Description of the benchmark Geant4 ([1], [2]) is the major toolkit used in the simulation of the detectors in Large
Hadron Collider (LHC). It is a principal representative of the workloads run in the WLCG and constitutes a significant portion of its CPU time. While being multi-threaded, it can exploit multi-threaded parallelism in event processing -once the geometry and the processes are initialized, threads are spawned and events are simulated in parallel. In order to reduce memory footprint, the read-only memory chunks are shared among threads. The version employed in the tests was geant4-10-01-patch-01, released on 27.03.2015, built with the default -O2 optimization flag. ParFullCMS is a benchmark built on the top of the Geant4 library. It is a standalone application implementing a realistic geometry of the CMS detector with full physics simulation, but a simplified setup for data collection, and operating a uniform magneticfield. It simulates the full geometry of the CMS detector at LHC. To run it, the default 
Description of the experiment
The ParFullCMS benchmark was used to measure data throughput scalability (i.e. events per second) and power efficiency scalability (i.e. events per joule). In order to collect respective numbers we attached the machines to a power meter before then power suppply, i.e. the measurements include the power consumed by the power supply itself, and ran ParFullCMS with varying number of threads. The application was run in a weak scaling fashion, i.e. while the number of loaded cores was being changed, the workload per core was kept constant making the problem size linear to the number of cores used. At the end of each run the total power consumption over the running time was read out from the device. Figure 3 shows throughput scalability of the tested platforms. The tested machines provide very similar scalability, with the input of HSW-EP cores being slightly bigger than for their predecessors. When moving to the SMT SNB-EP provides 25% extra total throughput. IVB-EP and HSW-EP platforms offer very similar gains, being equal to 30%, 29%, 32% and 32% for E5-2695v2, E5-2683v3, E5-2698v3 and E5-2699v3 respectively. Figure 4 shows the power efficiency scalability for the tested platforms, i.e. how many events can be processed per joule with a given number of threads running in parallel. This measurement proves significant in power efficiency in Haswell-EP platform. While IVB-EP was able to process 6. VIFit
Results
Description of the benchmark
VIFit is an evolved version of MLFit [3] . It is a multi-threaded and fully vectorized benchmark, performing a fitting procedure in order to adjust PDF (Probability Density Function) parameters to best reproduce data from the experiment numerical data. To ensure stability of the results VIFit does not perform full minimization -instead the objective function and its gradient is evaluated for a fixed number of points and iterations.

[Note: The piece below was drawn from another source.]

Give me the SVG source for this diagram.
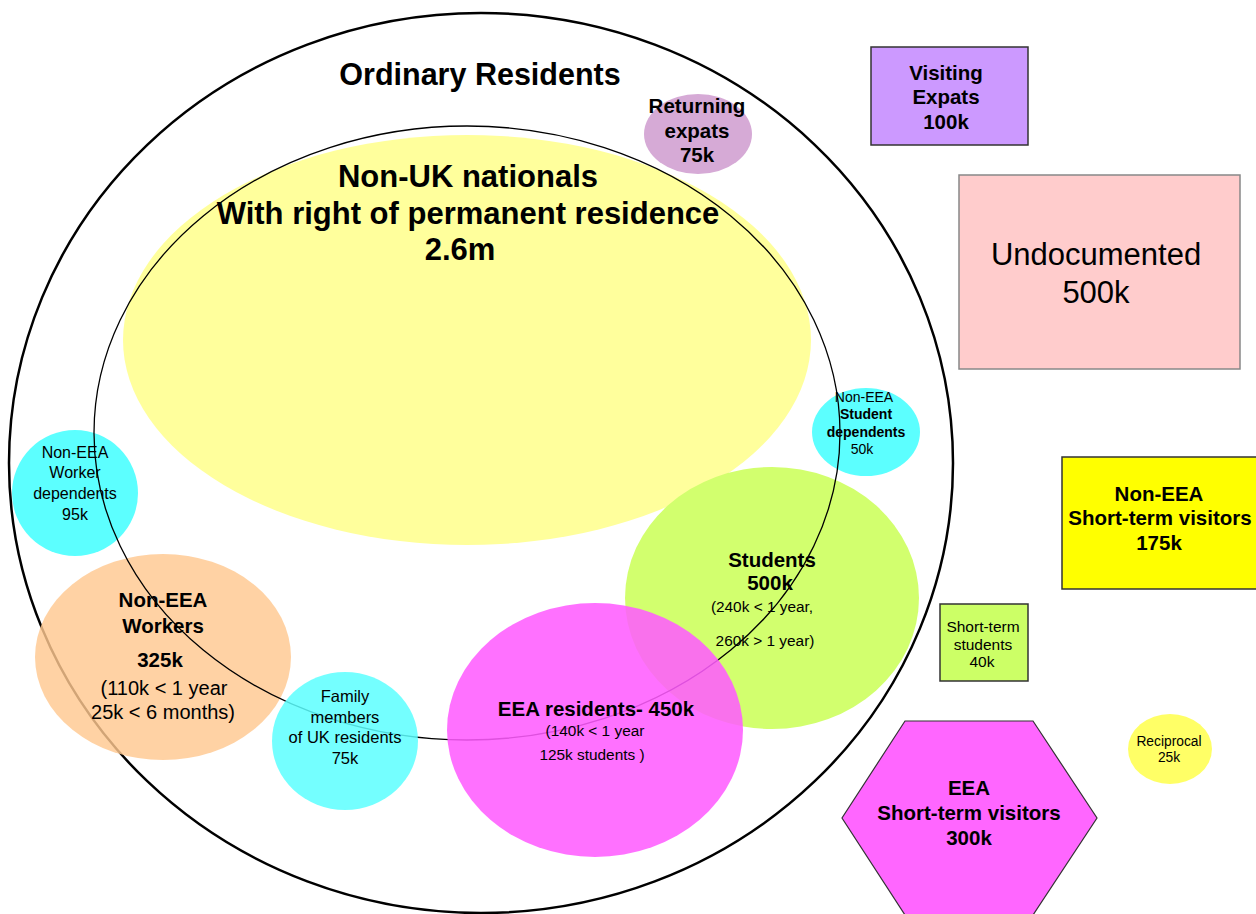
<svg xmlns="http://www.w3.org/2000/svg" width="1256" height="914" viewBox="0 0 1256 914">
<style>
text{font-family:"Liberation Sans",Arial,sans-serif;fill:#000;text-anchor:middle}
.b{font-weight:bold}
.box{stroke:#333;stroke-width:1.5}
</style>
<rect width="1256" height="914" fill="#fff"/>
<g id="worker-dependents">
<ellipse cx="75" cy="493" rx="63" ry="63" fill="#5cffff"/>
<text x="75" y="458" font-size="16">Non-EEA</text>
<text x="75" y="478" font-size="16">Worker</text>
<text x="75" y="499" font-size="16">dependents</text>
<text x="75" y="520" font-size="16">95k</text>
</g>
<g id="ordinary-residents">
<ellipse cx="481" cy="463" rx="472" ry="450" fill="none" stroke="#000" stroke-width="2.5"/>
<text x="480" y="85" font-size="30.5" class="b">Ordinary Residents</text>
</g>
<g id="non-eea-workers">
<ellipse cx="163" cy="657" rx="128" ry="103" fill="#ffc890" fill-opacity="0.82"/>
<text x="163" y="607" font-size="20.5" class="b">Non-EEA</text>
<text x="163" y="633" font-size="20.5" class="b">Workers</text>
<text x="160" y="667" font-size="20.5" class="b">325k</text>
<text x="164" y="695" font-size="20">(110k &lt; 1 year</text>
<text x="163" y="719" font-size="20">25k &lt; 6 months)</text>
</g>
<g id="non-uk-nationals">
<ellipse cx="467" cy="340" rx="344" ry="205" fill="#ffff9c"/>
<text x="468" y="187" font-size="31" class="b">Non-UK nationals</text>
<text x="468" y="224" font-size="31" class="b">With right of permanent residence</text>
<text x="460" y="260" font-size="31" class="b">2.6m</text>
</g>
<g id="students">
<ellipse cx="772" cy="598" rx="147" ry="131" fill="#d2ff6e"/>
<text x="772" y="567" font-size="20.5" class="b">Students</text>
<text x="770" y="590" font-size="20.5" class="b">500k</text>
<text x="762" y="612" font-size="15.4">(240k &lt; 1 year,</text>
<text x="765" y="646" font-size="15.4">260k &gt; 1 year)</text>
</g>
<g id="student-dependents">
<ellipse cx="866" cy="432" rx="54" ry="44" fill="#5cffff"/>
<text x="864" y="402" font-size="14">Non-EEA</text>
<text x="866" y="419" font-size="14" class="b">Student</text>
<text x="866" y="437" font-size="14" class="b">dependents</text>
<text x="862" y="454" font-size="14">50k</text>
</g>
<g id="resident-boundary">
<ellipse cx="467" cy="433" rx="373" ry="307" fill="none" stroke="#000" stroke-width="1.3"/>
</g>
<g id="family-members">
<ellipse cx="345" cy="741" rx="73" ry="69" fill="#5cffff" fill-opacity="0.85"/>
<text x="345" y="702" font-size="16.5">Family</text>
<text x="345" y="723" font-size="16.5">members</text>
<text x="345" y="743" font-size="16.5">of UK residents</text>
<text x="345" y="764" font-size="16.5">75k</text>
</g>
<g id="eea-residents">
<ellipse cx="595" cy="730" rx="148" ry="127" fill="#ff5cff" fill-opacity="0.87"/>
<text x="596" y="716" font-size="20.5" class="b">EEA residents- 450k</text>
<text x="595" y="736" font-size="15.4">(140k &lt; 1 year</text>
<text x="592" y="760" font-size="15.4">125k students )</text>
</g>
<g id="returning-expats">
<ellipse cx="698" cy="134" rx="54" ry="40" fill="#d6aad6"/>
<text x="697" y="113" font-size="20.5" class="b">Returning</text>
<text x="697" y="138" font-size="20.5" class="b">expats</text>
<text x="697" y="162" font-size="20.5" class="b">75k</text>
</g>
<g id="visiting-expats">
<rect x="871" y="47" width="157" height="98" fill="#cc99ff" class="box"/>
<text x="946" y="80" font-size="20.5" class="b">Visiting</text>
<text x="946" y="104" font-size="20.5" class="b">Expats</text>
<text x="946" y="129" font-size="20.5" class="b">100k</text>
</g>
<g id="undocumented">
<rect x="959" y="175" width="281" height="194" fill="#ffcccc" stroke="#888" stroke-width="1.5"/>
<text x="1096" y="265" font-size="31">Undocumented</text>
<text x="1096" y="303" font-size="31">500k</text>
</g>
<g id="non-eea-short-term-visitors">
<rect x="1062" y="457" width="200" height="132" fill="#ffff00" class="box"/>
<text x="1159" y="501" font-size="20.5" class="b">Non-EEA</text>
<text x="1160" y="525" font-size="20.5" class="b">Short-term visitors</text>
<text x="1159" y="550" font-size="20.5" class="b">175k</text>
</g>
<g id="short-term-students">
<rect x="940" y="604" width="88" height="77" fill="#ccff66" class="box"/>
<text x="983" y="632" font-size="15.5">Short-term</text>
<text x="983" y="650" font-size="15.5">students</text>
<text x="982" y="667" font-size="15.5">40k</text>
</g>
<g id="reciprocal">
<ellipse cx="1170" cy="749" rx="42" ry="35" fill="#ffff66"/>
<text x="1169" y="746" font-size="13.8">Reciprocal</text>
<text x="1169" y="762" font-size="13.8">25k</text>
</g>
<g id="eea-short-term-visitors">
<polygon points="905,721 1033,721 1097,818 1033,915 905,915 842,818" fill="#ff66ff" stroke="#333" stroke-width="1.2"/>
<text x="969" y="795" font-size="20.5" class="b">EEA</text>
<text x="969" y="820" font-size="20.5" class="b">Short-term visitors</text>
<text x="969" y="845" font-size="20.5" class="b">300k</text>
</g>
</svg>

It was used to test vectorization performance of the tested plaforms. VIFit introduces a handful of improvements over its predecessor: runtime is limited to the order of a few seconds, its profile is not dominated by the exp function, the allocated memory can be split into chunks, whose number is defined as a command line parameter, making it NUMA and COD-friendly. Morevore, its performance is intentionally biased by the memory subsystem efficiency. The benchmark was compiled with gcc 4.9.2 using the following compilation flags: -funroll-loops, -finline-functions , -Ofast, -ftree-loop-if-convert-stores, -fvisibility-inlines-hidden, -std=gnu++11, -ftree-vectorizer-verbose=1, -fopt-info-vec, -fipa-pta. On the top of them we used various vectorization flags in order to produce machine code suitable for different instruction set extenstions: -mavx2, -mavx, -msse4.2, -fno-tree-vectorize targeting AVX2, AVX, SSE4.2 and no vectorization, respectively.

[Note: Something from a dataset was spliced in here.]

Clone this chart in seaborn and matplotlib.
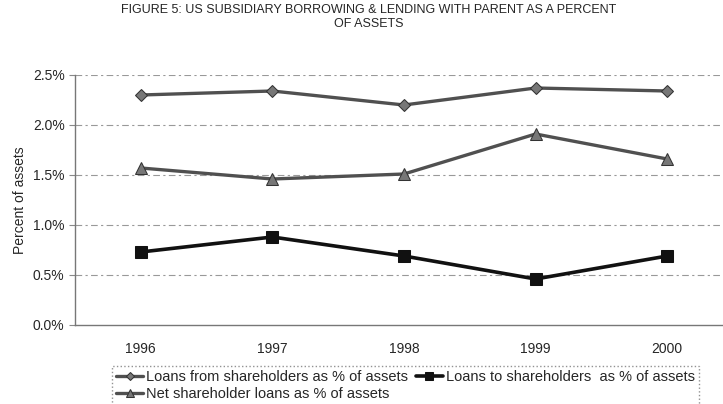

The benchmark was run by using as many threads as hardware threads (with SMT) available. The threads were pinned down to the cores.
Results
In the figure 5 vectorization speedup obtained with various instruction sets is presented. For each platform non vectorized variant is the baseline. Haswell-EP servers provide up to 2x speedup with AVX2 and 1.7x with AVX instruction sets. For every SKU the speedup was higher for COD enabled by 2-2.4%. The figure 6 shows speedups of all the tested platforms with respect to SNB-EP, calculated by scaling the run time proportionally to the clock frequency. While the IVB-EP provided 1.5x more performance than SNB-EP (while having 1.5x more cores), the HSW-EP platforms provide 2.91x, 2.99x and 3.14x for E5-2683v3 (1.75x more cores), E5-2698v3 (2x more cores) and E5-2699v3 (2.25x more cores) respectively. This means that, opposed to IVB-EP, we see an additional speedup that is an effect of not only core count increase, but also improvements in the core and uncore architecture.
Conclusions
The Haswell-EP platform provides an across-the-board improvement in performance with respect to the previous generations. The overall performance adventage of an 18-core HSW-EP (E5-2699v3) over a 12-core Ivy Bridge-EP (E5-2695v2) is established at 1.57x speedup for HEP-SPEC06 benchmark, 1.92x better throughput and 2.02x and 2.07x better power efficiency for ParFullCMS and VIFit respectively. Haswell-EP is a platform offering a massive core-count increase with respect to its predecessor, Ivy Bridge-EP. While it maintains the power consumption at a level comparable to IVB-EP, the number of available cores grew by 50%. We did not see a significant improvement in the single core performance with a legacy single-threaded and not vectorized software. When running HS06 in a weak scaling test we were to achieve higher throughput -proportional to the increase in number of cores. Haswell-EP shows important improvement in the power efficiency. Our experiments with Geant4 and ParFullCMS showed that it can process more than twice more events per unit of energy compared to IVB-EP. With Haswell-EP the highest total speedup obtained in the tests was achieved for VIFit, which is a multi-threaded and highly vectorized workload. Haswell-EP also provides higher vectorization gains than previous dual-socket platforms for the same instruction sets.